GG Skips – named after GG Allin’s favourite crisps – on Glows & his label Slow Dance

Interviewed by Daniel Lubin

On a rainy afternoon, I met West London multi-talent GG Skips. DJ, producer, promoter, and manager, founding the Slow Dance label and collective, and producing eclectic, electronic tracks as ‘Glows’, Skips covers all ground and has carved out a substantial space in London’s musical ecosystem. Over a cup of warm tea we talk genre, visuals, and his place in today’s music scene.

Tell me about the name GG Skips.

It’s actually originally based on GG Allin, you know that punk guy, who would throw his shit at everyone and smash his face on the stage. It was actually from a conversation about what his favourite crisp would be. We reckoned he’d be a Skips man, so that’s where it came from, but it had a kind of blues ring to it.

And what’s the new EP called? Are you allowed to say?

It’s called J.L. HOOKER LOVE PLEASURE FOREVER. It was from some toilet graffiti I saw that said ‘hooker love pleasure forever’. I like the way names or sentences look visually. In the same way that GG Skips looks as a visual piece, I thought there was something weirdly interesting about those string of words. It wasn’t quite sensical, ‘hooker love pleasure forever’. With all my stuff, inspiration comes from strangely poignant things that don’t make sense as to why they strike you. Like that. In the same way, my track before last, ‘Foam’, spurred from seeing a sign for ‘Foam Cut to Size’ on a bus. I think it’s mainly the visual aspect of how the words look.

Your last few singles have played with a kind of melancholic ambience. What direction are you taking with the new EP?

This EP I think is the most brought together thing I’ve done because it’s quite genre-less. It skips about, it brings together hundreds of different elements, it’s very textured. There’s so many different samples and sonics there, hundreds of references to influences, different tempos, different sounds, which is the only way I can really make music and feel good about it. It’s quite hard to describe, but you have to look at it as a whole thing, like a space that contains so many elements. And that’s what I think this EP is a bit better for, there’s a lot of content in each song.

Throughout your releases there’s a refusal to conform to any genre, and Slow Dance includes artists who span many genres. Even within ‘Passing Talk’, about two thirds in it swaps style. What holds the music together if not genre?

It’s the most satisfying thing when you hear stuff that can skit around genre. The place where it sits is no longer about genre, it’s about something else. The pace or tone or emotion of a track. Genre’s such a weird thing to define a song by. Without it, the song is in a different context for the viewer… sorry, listener. Because they’re not really sure what to do with it. People find a lot of comfort putting something into a genre, but when you don’t do that, you’re a little confused and maybe a bit more intrigued. It’s more true of real life. Nothing’s ever one thing, everything’s constantly moving.
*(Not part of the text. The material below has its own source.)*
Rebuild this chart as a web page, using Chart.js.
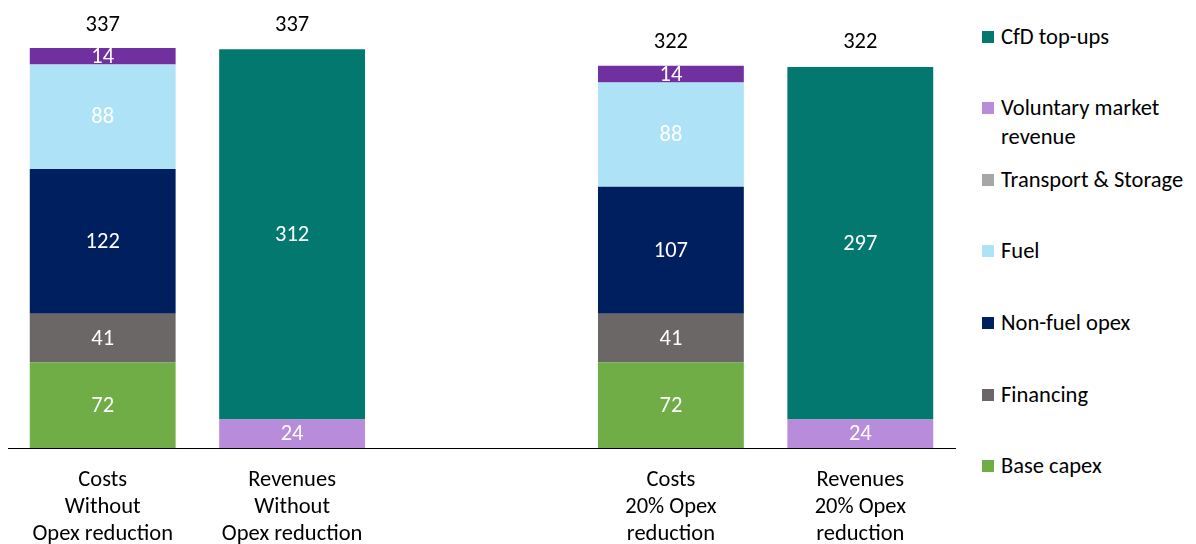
<!DOCTYPE html>
<html>
<head>
<meta charset="utf-8">
<script src="https://cdn.jsdelivr.net/npm/chart.js@4.4.1/dist/chart.umd.min.js"></script>
<style>
  body { margin: 0; background: #fff; font-family: Carlito, Lato, sans-serif; }
  #wrap { position: relative; width: 1196px; height: 544px; }
  #chartBox { position: absolute; left: 0; top: 0; width: 965px; height: 544px; }
  #leyenda { position: absolute; left: 982px; top: 0; width: 214px; }
  .item { position: absolute; left: 0; display: flex; align-items: flex-start; font-size: 22.5px; line-height: 29px; color: #000; white-space: nowrap; }
  .caja { width: 12px; height: 12px; margin-top: 9px; margin-right: 7px; flex: none; }
</style>
</head>
<body>
<div id="wrap">
  <div id="chartBox"><canvas id="myChart"></canvas></div>
  <div id="leyenda"></div>
</div>
<script>
// categorias (la tercera queda vacia como separador)
const categorias = [
  ["Costs", "Without", "Opex reduction"],
  ["Revenues", "Without", "Opex reduction"],
  "",
  ["Costs", "20% Opex", "reduction"],
  ["Revenues", "20% Opex", "reduction"]
];

// series, de abajo hacia arriba
const baseCapex = [72, null, null, 72, null];
const financing = [41, null, null, 41, null];
const nonFuelOpex = [122, null, null, 107, null];
const fuel = [88, null, null, 88, null];
const otros = [14, null, null, 14, null];
const voluntaryMarket = [null, 24, null, null, 24];
const cfdTopUps = [null, 312, null, null, 297];
const totales = [337, 337, null, 322, 322];

// leyenda
const leyendaTextos = ["CfD top-ups", "Voluntary market\nrevenue", "Transport & Storage", "Fuel", "Non-fuel opex", "Financing", "Base capex"];
const leyendaColores = ["#03786F", "#B98BDB", "#A6A6A6", "#AEE2F6", "#001F5F", "#6B6767", "#70AD47"];
const leyendaY = [22, 93, 165, 236, 308, 380, 451];

const fuente = "Carlito, Lato, sans-serif";
const tamFuente = 22.5;

function renderLeyenda() {
  const cont = document.getElementById("leyenda");
  leyendaTextos.forEach((texto, i) => {
    const div = document.createElement("div");
    div.className = "item";
    div.style.top = leyendaY[i] + "px";
    div.innerHTML = `<span class="caja" style="background:${leyendaColores[i]}"></span><span>${texto.replace("\n", "<br>")}</span>`;
    cont.appendChild(div);
  });
}

// escribe los valores dentro de cada segmento y el total encima
const etiquetasPlugin = {
  id: "etiquetas",
  afterDatasetsDraw(chart) {
    const ctx = chart.ctx;
    ctx.save();
    ctx.font = `${tamFuente}px ${fuente}`;
    ctx.textAlign = "center";
    ctx.textBaseline = "middle";
    chart.data.datasets.forEach((ds, i) => {
      const meta = chart.getDatasetMeta(i);
      meta.data.forEach((bar, j) => {
        const v = ds.data[j];
        if (v == null) return;
        const p = bar.getProps(["x", "y", "base"], true);
        ctx.fillStyle = "#fff";
        ctx.fillText(v, p.x, (p.y + p.base) / 2 + 1);
      });
    });
    const y = chart.scales.y;
    const x = chart.scales.x;
    ctx.fillStyle = "#000";
    totales.forEach((t, j) => {
      if (t == null) return;
      ctx.fillText(t, x.getPixelForValue(j), y.getPixelForValue(t) - 23);
    });
    ctx.restore();
  }
};

function renderGrafica() {
  const series = [
    { label: "Base capex", data: baseCapex, backgroundColor: "#70AD47" },
    { label: "Financing", data: financing, backgroundColor: "#6B6767" },
    { label: "Non-fuel opex", data: nonFuelOpex, backgroundColor: "#001F5F" },
    { label: "Fuel", data: fuel, backgroundColor: "#AEE2F6" },
    { label: "Other", data: otros, backgroundColor: "#7030A0" },
    { label: "Voluntary market revenue", data: voluntaryMarket, backgroundColor: "#B98BDB" },
    { label: "CfD top-ups", data: cfdTopUps, backgroundColor: "#03786F" }
  ];
  const config = {
    type: "bar",
    data: {
      labels: categorias,
      datasets: series.map((s) => ({ ...s, borderWidth: 0, categoryPercentage: 1, barPercentage: 0.77 }))
    },
    options: {
      responsive: true,
      maintainAspectRatio: false,
      animation: false,
      layout: { padding: { left: 8, right: 10, top: 0, bottom: 0 } },
      plugins: { legend: { display: false }, tooltip: { enabled: false } },
      scales: {
        x: {
          stacked: true,
          grid: { display: false },
          border: { display: true, color: "#000", width: 1 },
          ticks: { color: "#000", font: { family: fuente, size: tamFuente, lineHeight: 1.19 }, padding: 11, maxRotation: 0, autoSkip: false },
          afterFit: (scale) => { scale.height = 96; }
        },
        y: {
          stacked: true,
          display: false,
          min: 0,
          max: 377.4
        }
      }
    },
    plugins: [etiquetasPlugin]
  };
  new Chart(document.getElementById("myChart"), config);
}

renderLeyenda();
renderGrafica();
</script>
</body>
</html>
It’s quite artificial to jar everything into a genre.

But at the same time I’m not against that. People speak to death about “Why is everything genred?” Genre does have its place, I think it’s just more satisfying to everyone involved if a track’s not so confined. I do actually like making ‘genre-d’ songs every now and then. Like, “Oh I’m going to make a drum and bass track.” It might just be a drum and bass track with fucking… farmyard samples.

Visual aesthetic is obviously important to you. I think it’s funny that you referred to the ‘listener’ as ‘viewer’. It’s not Freudian, but it is a slip. How do the visual aspects of your projects interact with the musical?

Coming from an art background, I see everything as a whole. I’ve always been really aware of how cover art affects the way we listen to the album. I think about tracks in terms of what colours they bring to mind, with samples especially. When you listen, for instance, to more traditional band music, I think you imagine the band playing it. With sample-based music, the visual becomes way more important. You’re taking little snippets from any genre under the sun, and the listener’s trying to figure out what that sound is a lot of the time. Sample-based music, the soundscapes you make have a much stronger visual identity, even without providing actual visuals.

What direction do you see the music scene taking at the moment?

I’m very against the way it’s going, which is this irony music. Humour and music is important, but I feel music is losing sense of what it’s trying to say. I think people are scared now of actually saying what they really mean so they hide it in weird twisted ironic pieces. It’s definitely a reaction to the politics of the time. I’m not saying it’s bad, really, but I’m worried people are scared of being honest. People aren’t sure what to like, whether things are meant to be ‘good’ or ‘bad’, or deliberately bad. I think that gets you into dangerous territory. It has its place and it always has, but I want things to be a bit more honest.

As a listener of music and as someone who has listeners, what do you want your listeners to get or feel? A mood?

I want to create some kind of memorable experience of when they’re listening to the track. Not necessarily get any mood, but just those moments when you’re listening to a song that defines a certain moment in your life, hopefully that will happen for one of my songs at some point. (laughs) Whatever they get from it is fine by me. It’s not mine anymore, it’s everyone else’s.

Glows will be performing at Brainchild Festival from 12-14 July 2019 this summer.